Former Olympic sprinter Oscar Pistorius broke down at a sentencing hearing for the murder of his girlfriend, Reeva Steenkamp, after her cousin told the court that the victim didn’t love him.
“I know she (Reeva) liked Oscar, I don’t think she loved him. She was fond of him. She had a soft spot for him,” Steenkamp’s cousin, Kim Martin, said on the third day of sentencing.
She told the court that Pistorius’ killing of Steenkamp three years ago irrevocably changed her family.
“As a family we will never be able to carry(on) normally” she said.
“I saw my dad, for instance, cry for the very first time when Reeva died, and then for the second time when he heard I would have to testify again.
“As far as I’m concerned (her father Barry is) a broken man… the guilt of the father not being able to protect his daughter, it’s very difficult for him.”
She accused Pistorius of never apologizing for shooting Steenkamp. “All we’ve ever wanted was the truth. Oscars version changed so many times… I have never heard him apologize for shooting and killing Reeva behind that door.”

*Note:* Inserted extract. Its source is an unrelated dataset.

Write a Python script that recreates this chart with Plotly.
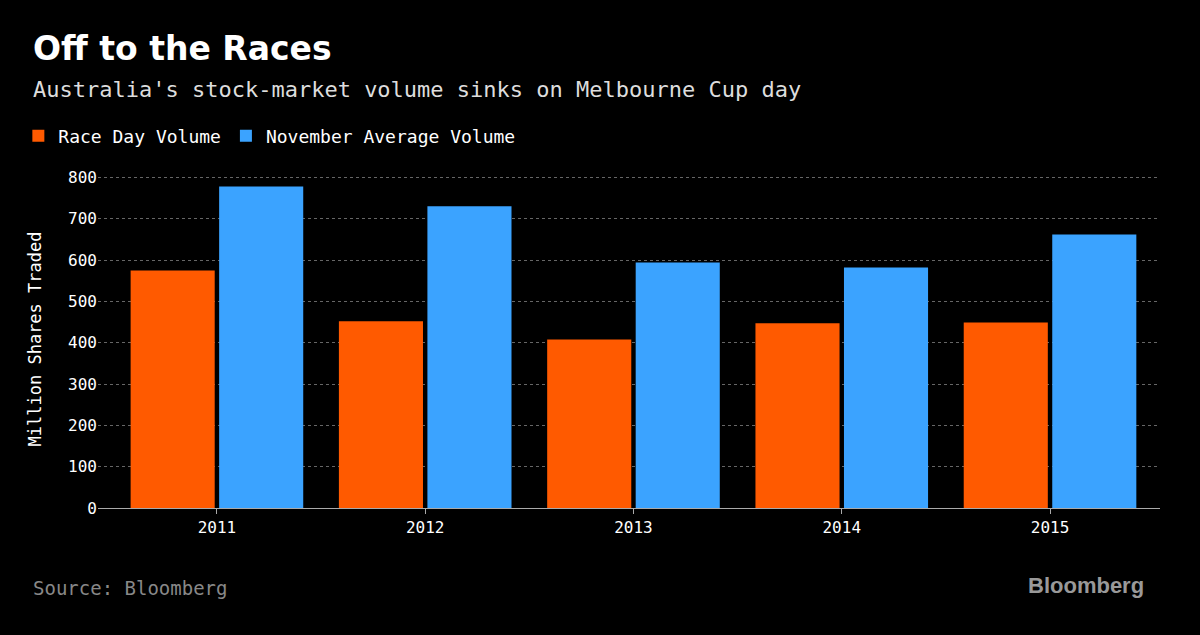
import plotly.graph_objects as go

years = ["2011", "2012", "2013", "2014", "2015"]
race_day = [575, 452, 408, 447, 449]
nov_avg = [778, 730, 594, 582, 662]

mono = "DejaVu Sans Mono"

fig = go.Figure()
fig.add_trace(go.Bar(x=years, y=race_day, name="Race Day Volume", marker_color="#ff5a00",
                     marker_line_width=0))
fig.add_trace(go.Bar(x=years, y=nov_avg, name="November Average Volume", marker_color="#3ba3ff",
                     marker_line_width=0))

fig.update_layout(
    width=1200, height=635,
    paper_bgcolor="black", plot_bgcolor="black",
    margin=dict(l=98, r=40, t=170, b=127),
    barmode="group", bargap=0.15, bargroupgap=0.05,
    font=dict(family=mono, color="white", size=16),
    showlegend=True,
    legend=dict(orientation="h", x=-0.075, y=0.815, xref="paper", yref="container",
                xanchor="left", yanchor="top", font=dict(size=18, color="white"),
                itemwidth=30, traceorder="normal"),
)
fig.update_xaxes(range=[-0.571, 4.528], showline=True, linecolor="#aaaaaa", ticks="outside",
                 tickcolor="#aaaaaa", ticklen=5, tickfont=dict(size=16, color="white"))
fig.update_yaxes(range=[0, 818], tickvals=[0, 100, 200, 300, 400, 500, 600, 700, 800],
                 showgrid=True, gridcolor="#666666", griddash="dot", zeroline=False,
                 tickfont=dict(size=16, color="white"),
                 title=dict(text="Million Shares Traded", font=dict(size=17, color="white"), standoff=22))

fig.add_annotation(text="<b>Off to the Races</b>", xref="paper", yref="paper", x=-0.063, y=1.0,
                   xanchor="left", yanchor="bottom", yshift=100, showarrow=False,
                   font=dict(family="DejaVu Sans", size=33, color="white"))
fig.add_annotation(text="Australia's stock-market volume sinks on Melbourne Cup day", xref="paper", yref="paper",
                   x=-0.063, y=1.0, xanchor="left", yanchor="bottom", yshift=66, showarrow=False,
                   font=dict(family=mono, size=22, color="#dddddd"))
fig.add_annotation(text="Source: Bloomberg", xref="paper", yref="paper", x=-0.063, y=0, yshift=-93,
                   xanchor="left", yanchor="bottom", showarrow=False,
                   font=dict(family=mono, size=19, color="#888888"))
fig.add_annotation(text="<b>Bloomberg</b>", xref="paper", yref="paper", x=0.987, y=0, yshift=-92,
                   xanchor="right", yanchor="bottom", showarrow=False,
                   font=dict(family="Liberation Sans", size=22, color="#999999"))

fig.write_html("out.html", config={"displayModeBar": False},
               post_script="document.body.style.margin='0';document.body.style.background='black';")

Defense: Mitigating factors
Following Martin’s testimony, defense lawyer Barry Roux made his closing statement, suggesting that the perceptions of the case, the accused and the facts have clouded the facts of the case.
“Some people refuse to sit back and look at the objective facts,” he said.
He also argued that the fact that Pistorius’ belief that it was an intruder should still be taken into account.
“It is… understandable that a person with disabilities such as that of the accused would certainly feel vulnerable when faced with danger,” he argued.
Pistorious, a first-time offender, has paid financially and emotionally for his actions, and will punish himself all his life for what he did, Roux added.
New sentencing ordered
Pistorius faces the new hearing after the Supreme Court ruled that his fatal shooting of Steenkamp was murder, not culpable homicide.
Both sides are aiming to wrap up closing arguments Wednesday.
On Monday, the first day of the hearing, clinical psychologist Jonathan Scholtz told the court that Pistorius is a “broken man,” not capable of testifying.
The following day, Barry Steenkamp gave an emotional testimony, saying Pistorius “should (pay) for what he did” to his daughter.
Judge Thokozile Masipa, who presided over the original trial, is also presiding over the sentencing.
Emotional testimony
Martin’s testimony follows the tearful appearance of Steenkamp’s father on the stand Tuesday, who said he still struggles with her death and has “changed completely.”
“Every day of my life is the same,” he said. He delivered a gut-wrenching plea Tuesday for Oscar Pistorius to be punished for killing his daughter.
Weeping on the witness stand in a sentencing hearing for Pistorius, Barry Steenkamp said he still speaks to his daughter every day and thinks of her “every morning, afternoon and night. I think about her all the time.”
It was the first time Steenkamp has testified during the three-year legal odyssey that started when Pistorius shot and killed his girlfriend in February 2013. Steenkamp has suffered a series of strokes after his daughter’s death and has only been present at part of the ongoing legal process.
“I don’t wish that on any human being, finding out what happened. It devastated us,” Steenkamp said. “I ended up having a stroke and so many things since then have happened to me.”
The father told the South African court that his wife, June, had forgiven Pistorius, but that the former Olympic and Paralympic sprinter must still pay the price for his crime.
‘Reeva is with me all the time’
“You have to understand that forgiveness doesn’t exonerate you from what you did,” he said in the Pretoria courtroom.
“He has to pay for his crime. And I don’t want to say that he must go to the maximum whatever it is, but he has to pay for it.”
Murder carries a minimum sentence of 15 years in South Africa, but the defense is arguing that Pistorius is too mentally ill to serve more prison time and should be hospitalized instead.
The final chapter?
The one-time Paralympic gold medalist is expected to learn his fate by Friday.
The hearing may be the final chapter of his widely watched trials that marked a fall from grace for the athlete, nicknamed “Blade Runner,” the first double-amputee to compete in the Olympics. Pistorius shot his girlfriend dead through a bathroom door in their home on Valentine’s Day 2013, but he has maintained that he thought he was shooting at an intruder.
Jonathan Scholtz, a clinical psychologist, testified Monday that Pistorius was still on medication for post-traumatic stress disorder and depression. The psychologist said he would recommend hospitalization if Pistorius were a regular patient.
After a nearly 50-day trial stretched over seven months, Pistorius was convicted of culpable homicide (much like manslaughter) in September 2014. Judge Thokozile Masipa ruled the sprinter had acted negligently when he shot Steenkamp four times through a locked bathroom door but that he didn’t do it intentionally. The Supreme Court of Appeal later changed that conviction to murder.